Overshadowed by modern hybrids, old roses have been overlooked in this century; but now there is a renaissance afoot to restore the older varieties to their rightful place in the garden. Their historic interest, color, fragrance, and form make old roses as indispensable to today's gardens as they have been for centuries. And as many gardeners will attest, the best thing about old roses is that they provide all these landscape values without becoming a maintenance burden.
Long before its extensive hybridization, the rose had survived cheerfully in the gardens of history. Early rose cultivators retained the resilience and fortitude programmed by nature, but these qualities have been neglected in modern hybrids developed primarily for showy blooms. Unlike modern roses which grow poorly without many hours of devoted attention, most old roses will give today's busy homeowner an appreciated rest from much of the heavy fertilizing, spraying and nurturing demanded by their younger cousins. Some old rose varieties actually prefer a minimum of pruning. And as specimens found in old cemeteries and abandoned homesites attest, many have survived without care from human hands.

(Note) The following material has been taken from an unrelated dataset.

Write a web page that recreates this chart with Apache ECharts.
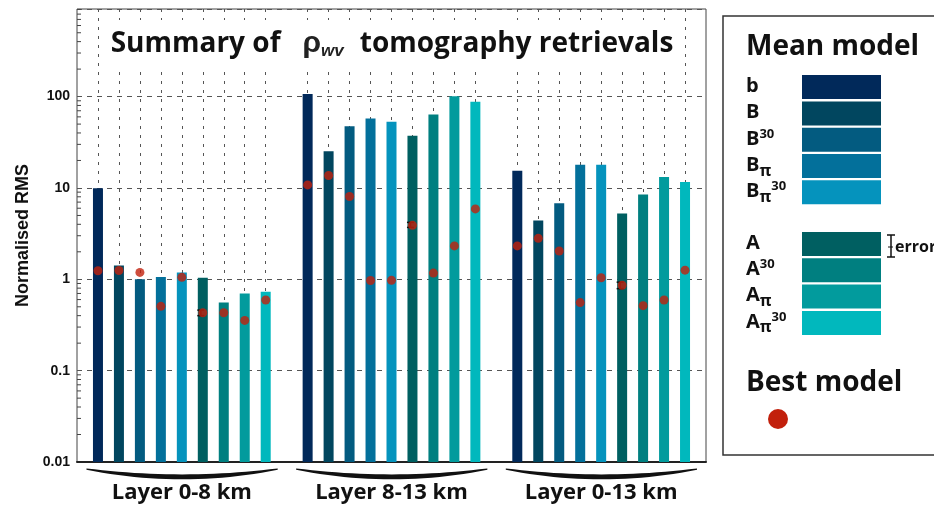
<!DOCTYPE html>
<html>
<head>
<meta charset="utf-8">
<script src="https://cdn.jsdelivr.net/npm/echarts@6/dist/echarts.min.js"></script>
<style>
html, body { margin: 0; padding: 0; background: #fff; }
#chart { width: 934px; height: 509px; }
</style>
</head>
<body>
<div id="chart"></div>
<script>
// models in plotting order, one bar per model in each layer group
var models = ['b', 'B', 'B30', 'Bπ', 'Bπ30', 'A', 'A30', 'Aπ', 'Aπ30'];
var modelColors = ['#01295a', '#01465f', '#035b80', '#03709b', '#0593bd', '#005f61', '#007f80', '#029b9d', '#01b8bd'];
var layers = ['Layer 0-8 km', 'Layer 8-13 km', 'Layer 0-13 km'];

// mean model normalised RMS (bars)
var meanLayer1 = [9.9, 1.42, 1.0, 1.06, 1.19, 1.04, 0.556, 0.70, 0.73];
var meanLayer2 = [107, 25.3, 47.5, 57.7, 53, 37.2, 63.8, 101, 87.7];
var meanLayer3 = [15.4, 4.4, 6.8, 17.9, 17.9, 5.25, 8.48, 13.2, 11.6];

// best model normalised RMS (red dots)
var bestLayer1 = [1.24, 1.25, 1.19, 0.506, 1.05, 0.43, 0.43, 0.355, 0.593];
var bestLayer2 = [10.8, 13.7, 8.06, 0.97, 0.975, 3.9, 1.17, 2.32, 5.9];
var bestLayer3 = [2.32, 2.81, 2.04, 0.556, 1.04, 0.86, 0.515, 0.593, 1.26];

// error range of model A, per layer [low, high]
var errorA = [[0.40, 0.46], [3.7, 4.2], [0.79, 0.93]];

var yTicks = [0.01, 0.1, 1, 10, 100];
var yTickLabels = ['0.01', '0.1', '1', '10', '100'];
var yMin = 0.01, yMax = 910;

var CHART = {
    chart: null,
    slotCount: 31,
    init: function(){
        var _this = this;
        _this.chart = echarts.init(document.getElementById('chart'));
        _this.chart.setOption(_this.build_option());
        _this.chart.setOption({ graphic: _this.build_graphic() });
    },
    slot_of: function(g, k){
        return 1 + g * 10 + k;
    },
    build_option: function(){
        var _this = this;
        var means = [meanLayer1, meanLayer2, meanLayer3];
        var bests = [bestLayer1, bestLayer2, bestLayer3];
        var slots = [], layerAt = {};
        for (var i = 0; i < _this.slotCount; i++) slots.push('s' + i);
        var barData = [], dotData = [], errData = [];
        layers.forEach(function(layer, g){
            layerAt[_this.slot_of(g, 4)] = layer;
            models.forEach(function(m, k){
                var idx = _this.slot_of(g, k);
                barData.push({ value: [idx, means[g][k]], itemStyle: { color: modelColors[k] } });
                dotData.push([idx, bests[g][k]]);
            });
            errData.push([_this.slot_of(g, models.indexOf('A')), errorA[g][0], errorA[g][1]]);
        });

        return {
            animation: false,
            backgroundColor: '#fff',
            title: {
                text: '{b|Summary of}{r|ρ}{s|wv}{b|tomography retrievals}',
                left: 384,
                top: 20,
                textAlign: 'center',
                backgroundColor: '#fff',
                padding: [6, 8],
                textStyle: {
                    lineHeight: 36,
                    rich: {
                        b: { fontFamily: 'Open Sans', fontWeight: 'bold', fontSize: 28, color: '#111' },
                        r: { fontFamily: 'Liberation Sans', fontSize: 30, color: '#222', padding: [0, 0, 0, 22] },
                        s: { fontFamily: 'Liberation Sans', fontStyle: 'italic', fontSize: 17, color: '#222', padding: [14, 16, 0, 0] }
                    }
                }
            },
            grid: {
                left: 77, right: 228, top: 9, bottom: 47,
                show: true, borderColor: '#444', borderWidth: 1
            },
            xAxis: {
                type: 'category',
                data: slots,
                boundaryGap: false,
                axisLine: { lineStyle: { color: '#222', width: 2 } },
                axisTick: { show: false },
                axisLabel: {
                    interval: function(index){ return layerAt[index] !== undefined; },
                    formatter: function(value, index){ return layerAt[index] || ''; },
                    fontFamily: 'Open Sans', fontWeight: 'bold', fontSize: 22, color: '#111',
                    margin: 20
                },
                splitLine: {
                    show: true,
                    interval: function(index){ return index % 10 !== 0; },
                    lineStyle: { color: '#555', type: [3, 6], width: 1 }
                }
            },
            yAxis: {
                type: 'log',
                logBase: 10,
                min: yMin,
                max: yMax,
                startValue: yMin,
                name: 'Normalised RMS',
                nameLocation: 'middle',
                nameGap: 44,
                nameTextStyle: { fontFamily: 'Liberation Sans', fontWeight: 'bold', fontSize: 18, color: '#111' },
                axisLine: { lineStyle: { color: '#333', width: 1.5 } },
                axisTick: { inside: true, length: 6, lineStyle: { color: '#333' } },
                axisLabel: {
                    formatter: function(v){
                        var i = yTicks.indexOf(+(+v).toPrecision(3));
                        return i >= 0 ? yTickLabels[i] : '';
                    },
                    fontFamily: 'Liberation Sans', fontWeight: 'bold', fontSize: 14, color: '#111',
                    margin: 7
                },
                splitLine: { show: true, lineStyle: { color: '#555', type: [5, 5], width: 1 } }
            },
            series: [{
                name: 'Mean model',
                type: 'bar',
                data: barData,
                barWidth: 10,
                z: 2
            }, {
                name: 'error',
                type: 'custom',
                data: errData,
                encode: { x: 0, y: [1, 2] },
                z: 3,
                renderItem: function(params, api){
                    var lo = api.coord([api.value(0), api.value(1)]);
                    var hi = api.coord([api.value(0), api.value(2)]);
                    var cx = lo[0] - 2, hw = 3.5;
                    var st = { stroke: '#111', lineWidth: 1.5 };
                    return {
                        type: 'group',
                        children: [
                            { type: 'line', shape: { x1: cx, y1: lo[1], x2: cx, y2: hi[1] }, style: st },
                            { type: 'line', shape: { x1: cx - hw, y1: lo[1], x2: cx + hw, y2: lo[1] }, style: st },
                            { type: 'line', shape: { x1: cx - hw, y1: hi[1], x2: cx + hw, y2: hi[1] }, style: st }
                        ]
                    };
                }
            }, {
                name: 'Best model',
                type: 'scatter',
                data: dotData,
                symbolSize: 9,
                itemStyle: { color: '#c2200c' },
                z: 4
            }]
        };
    },
    label_rich: function(name){
        return name.replace('π', '{sub|π}').replace('30', '{sup|30}');
    },
    build_graphic: function(){
        var _this = this;
        var els = [];

        // minor log ticks (2..9 in each decade) on the left axis
        var x0 = _this.chart.convertToPixel({ xAxisIndex: 0 }, 0);
        for (var d = -2; d <= 2; d++) {
            for (var n = 2; n <= 9; n++) {
                var v = n * Math.pow(10, d);
                if (v > yMax) continue;
                var py = _this.chart.convertToPixel({ yAxisIndex: 0 }, v);
                els.push({ type: 'line', shape: { x1: x0, y1: py, x2: x0 + 4, y2: py },
                    style: { stroke: '#444', lineWidth: 1 } });
            }
        }

        // brackets under each layer group
        layers.forEach(function(layer, g){
            var xa = _this.chart.convertToPixel({ xAxisIndex: 0 }, _this.slot_of(g, 0)) - 11.5;
            var xb = _this.chart.convertToPixel({ xAxisIndex: 0 }, _this.slot_of(g, 8)) + 12;
            var top = [], bot = [], steps = 24;
            for (var s = 0; s <= steps; s++) {
                var t = s / steps, bow = 4 * t * (1 - t);
                var x = xa + (xb - xa) * t;
                top.push([x, 469 + 6 * bow - 0.6]);
                bot.unshift([x, 469 + 9.5 * bow + 0.8]);
            }
            els.push({ type: 'polygon', shape: { points: top.concat(bot) }, style: { fill: '#111' } });
        });

        // legend box
        els.push({ type: 'rect', shape: { x: 723, y: 16, width: 230, height: 439 },
            style: { fill: '#fff', stroke: '#333', lineWidth: 1.5 } });
        els.push({ type: 'text', x: 746, y: 47, style: { text: 'Mean model', fontFamily: 'Open Sans',
            fontWeight: 'bold', fontSize: 28, fill: '#111', verticalAlign: 'middle' } });

        var swatchTops = [75, 101.5, 127.8, 154, 180.2, 232, 258.3, 284.6, 310.9];
        models.forEach(function(m, k){
            var y0 = swatchTops[k];
            els.push({ type: 'rect', shape: { x: 802, y: y0, width: 79, height: 24 },
                style: { fill: modelColors[k] } });
            els.push({ type: 'text', x: 746, y: y0 + 11, style: {
                text: _this.label_rich(m), fontFamily: 'Open Sans', fontWeight: 'bold', fontSize: 20,
                fill: '#111', verticalAlign: 'middle',
                rich: {
                    sub: { fontFamily: 'Open Sans', fontWeight: 'bold', fontSize: 16, fill: '#111', padding: [12, 0, 0, 0] },
                    sup: { fontFamily: 'Open Sans', fontWeight: 'bold', fontSize: 13, fill: '#111', padding: [0, 0, 10, 0] }
                }
            } });
        });

        // error bar key
        var ex = 891, ey0 = 235, ey1 = 257;
        var est = { stroke: '#111', lineWidth: 1.5 };
        els.push({ type: 'line', shape: { x1: ex, y1: ey0, x2: ex, y2: ey1 }, style: est });
        els.push({ type: 'line', shape: { x1: ex - 4, y1: ey0, x2: ex + 4, y2: ey0 }, style: est });
        els.push({ type: 'line', shape: { x1: ex - 4, y1: ey1, x2: ex + 4, y2: ey1 }, style: est });
        els.push({ type: 'line', shape: { x1: ex - 3, y1: 247, x2: ex + 2, y2: 247 }, style: { stroke: '#111', lineWidth: 1 } });
        els.push({ type: 'text', x: 895, y: 247, style: { text: 'error', fontFamily: 'Open Sans', fontWeight: 'bold',
            fontSize: 16, fill: '#111', verticalAlign: 'middle' } });

        els.push({ type: 'text', x: 746, y: 383, style: { text: 'Best model', fontFamily: 'Open Sans',
            fontWeight: 'bold', fontSize: 28, fill: '#111', verticalAlign: 'middle' } });
        els.push({ type: 'circle', shape: { cx: 778, cy: 419, r: 10 }, style: { fill: '#c2200c' } });
        return els;
    }
};

CHART.init();
</script>
</body>
</html>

Modern roses are hybridized primarily for their striking colors and long bud forms. The shape of the plant itself is not appealing, especially if judicious pruning is not practiced. Old roses have an inherent beauty of form, a quality which does not diminish over the years. The old rose colors tend to be more muted and pastel than modern hybrids, but many collectors develop a preference for the softer hues. Many old rose varieties display handsome foliage, while others set attractive hips in the fall. This makes old roses especially useful as landscape plants. The unforgettable "true rose" fragrances live in their undiluted form in old roses. You will not find such richness and diversity of fragrance in modern hybrids.
The plants you receive from us are vegetative-ly propagated, which means that the rose cutting you receive is part of an actual plant that could have been admired by Pliny, cultivated by a Chinese emperor, grown at Malmaison by Empress Josephine, or carried West by an American pioneerwoman. It is this tie with the events of human history that, we feel, makes the old rose the ultimate antique; unlike a painting or a piece of furniture, the old rose is a living testament to history and to man's quest for beauty.
A Bit of History
The rose has been the queen of flowers through the ages - yet where did it originate? Some roses are native to the United States, but the majority came from Europe and the Orient. Species roses, occurring naturally in temperate zones, were long ago cross-pollinated by nature - and later by man - to bring about new varieties.
In the late 1700s and early 1800s, European botanists explored the world in search of new plants of garden value and discovered roses in China and the far East which bloomed year round (Chinas and Teas). From crosses between the Oriental and European classes (the once blooming Gallicas, Musks, Centifolias and Damasks) come the Noisettes, Bourbons, Portlands, Hybrid Perpetuals, Polyanthas and Hybrid Musks. Further crosses in more modern times created the Hybrid Teas, Floribundas and Grandifloras. As roses became increasingly popular in this century, Hybrid Teas replaced nearly every other class because of their beautiful bud form and unusual colors. But, interest in old roses is experiencing a renaissance today as Americans search out old roses in historic cemeteries and abandoned homesites where the plants have endured in spite of years of neglect.